The dinosaurs of Universal Pictures’ Jurassic World are grabbing all the attention (and the records) right now, but Warner Bros. Pictures is hoping to make its own monster-fueled blockbuster with giant prehistoric sharks.
After nearly 20 years in development limbo, a big-screen adaptation of Steve Alten’s 1997 novel Meg is not only moving forward, but may have landed Cabin Fever and Hostel director Eli Roth to bring the story from page to screen. Variety reports that Roth is in talks to direct the film, which follows the story of a man hunting one of the prehistoric period’s most deadly predators.

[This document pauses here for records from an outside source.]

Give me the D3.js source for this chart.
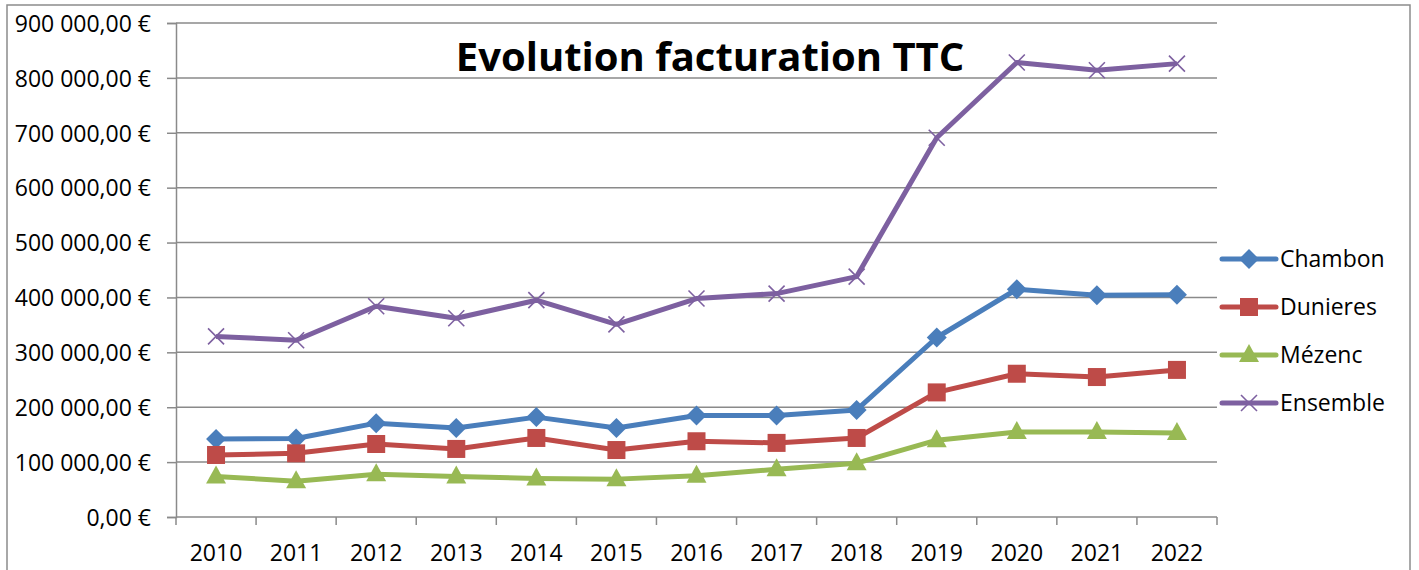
<!DOCTYPE html>
<html><head><meta charset="utf-8">
<script src="https://cdn.jsdelivr.net/npm/d3@7"></script>
<style>body{margin:0;background:#fff;} svg{display:block;}</style>
</head><body>
<script>
const years = ["2010","2011","2012","2013","2014","2015","2016","2017","2018","2019","2020","2021","2022"];
const chambon  = [142000,143000,171000,162000,182000,162000,185000,185000,195000,327000,415000,404000,405000];
const dunieres = [113000,116000,133000,124000,144000,122000,138000,135000,144000,227000,261000,255000,268000];
const mezenc   = [74000,65000,78000,74000,70000,69000,75000,87000,98000,140000,155000,155000,153000];
const ensemble = [329000,322000,384000,362000,395000,351000,398000,407000,438000,691000,828000,814000,826000];
const yTicks = [0,100000,200000,300000,400000,500000,600000,700000,800000,900000];
const seriesNames = ["Chambon","Dunieres","Mézenc","Ensemble"];
const colors = ["#4A7EBB","#BE4B48","#98B954","#7D60A0"];
const markers = ["diamond","square","triangle","x"];
const title = "Evolution facturation TTC";

const W=1419,H=570;
const svg=d3.select("body").append("svg").attr("width",W).attr("height",H);
svg.append("rect").attr("x",7).attr("y",5).attr("width",1403).attr("height",580)
  .attr("fill","#fff").attr("stroke","#8c8c8c").attr("stroke-width",1.5);

const L=176,R=1217,T=23,B=517;
const x=d3.scaleBand().domain(years).range([L,R]);
const y=d3.scaleLinear().domain([0,900000]).range([B,T]);
const font="'Open Sans', sans-serif";
const fs=23;

// grid
svg.append("g").selectAll("line").data(yTicks.filter(d=>d>0)).join("line")
  .attr("x1",L).attr("x2",R).attr("y1",d=>y(d)).attr("y2",d=>y(d))
  .attr("stroke","#8a8a8a").attr("stroke-width",1.5);

const fmt=v=>{const s=d3.format(",.2f")(v).replace(/,/g," ").replace(".",",");return s+" €";};
const yAxis=svg.append("g").attr("transform",`translate(${L},0)`)
  .call(d3.axisLeft(y).tickValues(yTicks).tickSize(9).tickPadding(16).tickFormat(fmt));
yAxis.select(".domain").attr("stroke","#8a8a8a").attr("stroke-width",1.5);
yAxis.selectAll(".tick line").attr("stroke","#8a8a8a").attr("stroke-width",1.5);
yAxis.selectAll("text").attr("font-family",font).attr("font-size",fs).attr("fill","#000").attr("dy","0.36em");

const xAxisG=svg.append("g").attr("transform",`translate(0,${B})`);
xAxisG.append("line").attr("x1",L).attr("x2",R).attr("stroke","#8a8a8a").attr("stroke-width",1.5);
const bounds=years.map(d=>x(d)).concat([R]);
xAxisG.selectAll("line.tk").data(bounds).join("line").attr("class","tk")
  .attr("x1",d=>d).attr("x2",d=>d).attr("y1",0).attr("y2",8).attr("stroke","#8a8a8a").attr("stroke-width",1.5);
xAxisG.selectAll("text").data(years).join("text")
  .attr("x",d=>x(d)+x.bandwidth()/2).attr("y",44).attr("text-anchor","middle")
  .attr("font-family",font).attr("font-size",fs).attr("fill","#000").text(d=>d);

const data=[chambon,dunieres,mezenc,ensemble];
function drawMarker(g,type,color,cx,cy){
  if(type==="diamond"){
    g.append("path").attr("d",`M${cx},${cy-10}L${cx+10},${cy}L${cx},${cy+10}L${cx-10},${cy}Z`).attr("fill",color);
  }else if(type==="square"){
    g.append("rect").attr("x",cx-9).attr("y",cy-9).attr("width",18).attr("height",18).attr("fill",color);
  }else if(type==="triangle"){
    g.append("path").attr("d",`M${cx},${cy-11}L${cx+10},${cy+7}L${cx-10},${cy+7}Z`).attr("fill",color);
  }else{
    g.append("path").attr("d",`M${cx-8},${cy-8}L${cx+8},${cy+8}M${cx-8},${cy+8}L${cx+8},${cy-8}`)
      .attr("stroke",color).attr("stroke-width",1.6).attr("fill","none");
  }
}
const line=d3.line().x((d,i)=>x(years[i])+x.bandwidth()/2).y(d=>y(d));
data.forEach((vals,k)=>{
  const g=svg.append("g");
  g.append("path").attr("d",line(vals)).attr("fill","none").attr("stroke",colors[k])
    .attr("stroke-width",5).attr("stroke-linejoin","round");
  vals.forEach((v,i)=>drawMarker(g,markers[k],colors[k],x(years[i])+x.bandwidth()/2,y(v)));
});

// legend
const legY=[259,307,355,403];
seriesNames.forEach((n,k)=>{
  const g=svg.append("g");
  g.append("line").attr("x1",1222).attr("x2",1276).attr("y1",legY[k]).attr("y2",legY[k])
    .attr("stroke",colors[k]).attr("stroke-width",5).attr("stroke-linecap","round");
  drawMarker(g,markers[k],colors[k],1249,legY[k]);
  g.append("text").attr("x",1280).attr("y",legY[k]).attr("dy","0.36em")
    .attr("font-family",font).attr("font-size",fs).attr("fill","#000").text(n);
});

svg.append("text").attr("x",710).attr("y",71).attr("text-anchor","middle")
  .attr("font-family",font).attr("font-weight","bold").attr("font-size",40).attr("fill","#000").text(title);
</script>
</body></html>
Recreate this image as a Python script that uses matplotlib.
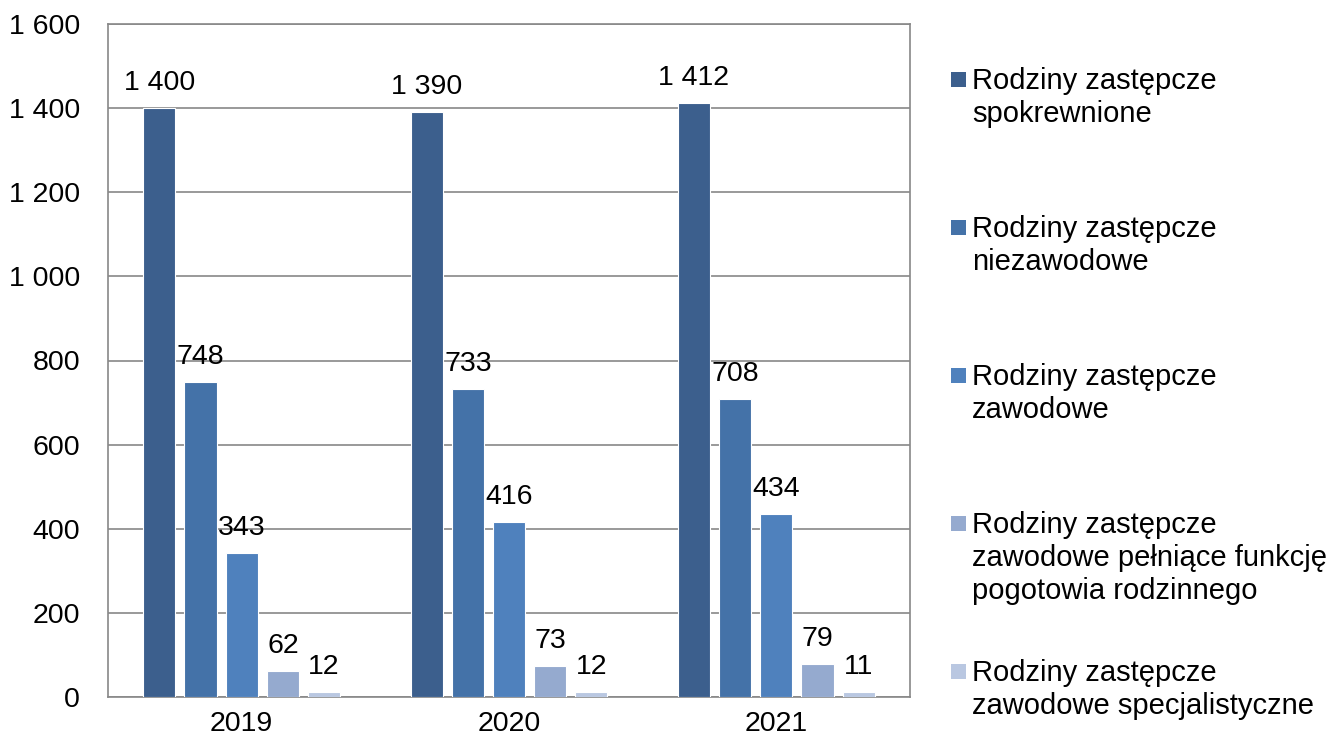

Alten’s novel follows deep-sea diver Jonas Taylor, the only survivor of an exploratory mission to the Mariana Trench that was interrupted by the attack of a Megalodon, a relative of the Great White Shark that was believed to be extinct and grew up to 60 feet long. Dismissed by the scientific community, Taylor spends years attempting to prove that such a creature could still exist at the greatest depths of the ocean, and eventually learns how right he was when he joins a former colleague on another mission to the famous trench.
Given that the Megalodon is often touted to have been able to tear apart a Tyrannosaurus Rex in seconds, Warner is likely banking on this giant-monster movie capitalizing on the current wave of dinosaur-dominated fascination with the genre.
If Meg does indeed find its way to the screen, though, it will have taken a long and winding road to get there. Alten’s book was optioned almost immediately after publication in 1997, and was initially set up at Walt Disney Pictures for a big-screen adaptation. However, the failure of 1999’s similarly shark-fueled thriller Deep Blue Sea gave the studio second thoughts about investing in Meg, and the project stalled until Warner acquired the rights to it.
The most recent writer to draft a script for the adaptation is Lara Croft Tomb Raider: The Cradle of Life screenwriter Dean Georgaris, whose screenplay was received well by the studio and will likely be the foundation for the big-screen version of Meg.
There’s no word yet on when the studio expects to release the film.